DuPont Co. Chief Executive Ellen Kullman defended the company’s diverse portfolio of businesses, pushing back against an activist investor’s drive to break the company in two.
Ms. Kullman, in her first public comments on the campaign by Trian Fund Management LP, said the chemical company gains unique competitive advantages by developing seeds for farmers, plastics for car makers and a host of other products.
“There is a lot of power in being able to deliver greater capability to [customers] than in being very narrow,” Ms. Kullman said in an interview Tuesday. She also commented on Trian’s proposal in a conference call after the company reported earnings.
Trian, headed by investor Nelson Peltz , in September called for DuPont to divide into a growth-oriented company focused on agriculture and nutrition and another company focused on industrial materials set up to return cash to shareholders. Trian said its plan could help eliminate $2 billion to $4 billion in excess costs at DuPont and produce more meaningful scientific discoveries at the resulting companies.
DuPont outlined its defense in a presentation to shareholders on Tuesday, touting its business portfolio and continued efforts to streamline operations. DuPont executives plan to begin meeting with shareholders Wednesday to discuss the materials.

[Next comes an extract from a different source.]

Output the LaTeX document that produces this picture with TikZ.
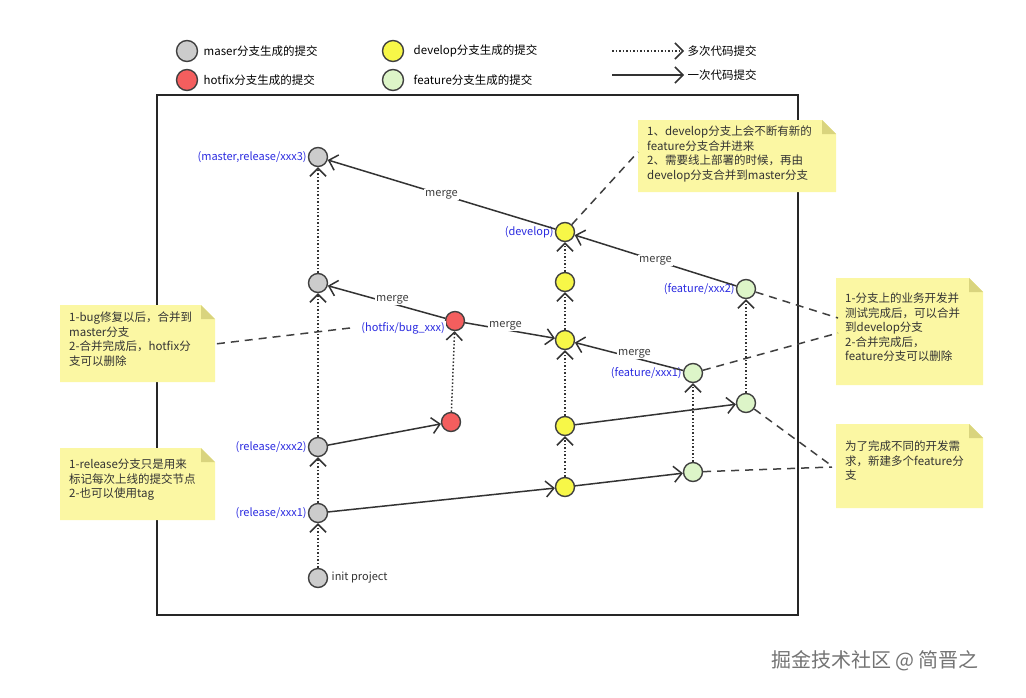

Ms. Kullman, who has led DuPont since January 2009, said “there are points where we and Trian are aligned,” such as trimming costs and managing DuPont’s broad portfolio of businesses, which range from producing materials for high-definition television screens to deicing fluids for airport runways. She said DuPont over the past five years has cut $2 billion in expenses and plans to cut another $1 billion by 2020 while repurchasing more shares than its peers.
DuPont plans next year to spin off its performance-chemicals business, which makes house paints and materials for nonstick frying pans. The company expects to file documents detailing the plan to U.S. regulators in December.
While Ms. Kullman didn’t rule out further changes to DuPont’s portfolio—adding and cutting businesses—she said breakup plans must be viewed “in the cold, hard daylight to understand how we create value.”
“We take a look at what the breakup costs would be, what the ongoing increased costs would be, what the lost capability would be, and understand that opportunity versus [remaining] together,” Ms. Kullman said.
DuPont’s current portfolio gives the company advantages in engineering and production capacity and the flexibility to divert more people and resources to tackle a problem or introduce products more quickly, she said.
Trian’s proposal significantly underestimates the cost of separating DuPont’s operations and the fund has no basis for the billions of dollars in savings Trian anticipates by splitting DuPont, the company said. The resulting companies also would suffer from lower credit ratings and reduced financial flexibility, DuPont said.
Trian declined to comment.
Ms. Kullman declined to specify whether DuPont would consider giving Trian, which owns about 3% of DuPont’s shares, a seat on the Wilmington, Del., company’s board. “This is early, from the standpoint of Trian,” she said, and investors generally give DuPont “very high marks for strong governance.”
DuPont said third-quarter earnings jumped 52% because of lower expenses, despite a 4% decline in agricultural sales as seed demand slowed.
Profit rose to $433 million, or 47 cents a share, from $285 million, or 30 cents a share, a year earlier. Operating earnings, which excluding certain items, increased to 54 cents a share from 45 cents a share.
Net sales fell 2.9% to $7.51 billion because of the sale of some businesses.
Chief Financial Officer Nick Fanandakis said on the conference call that the sluggish economy in Europe and the strengthening U.S. dollar were likely to weigh on DuPont’s performance in the coming months.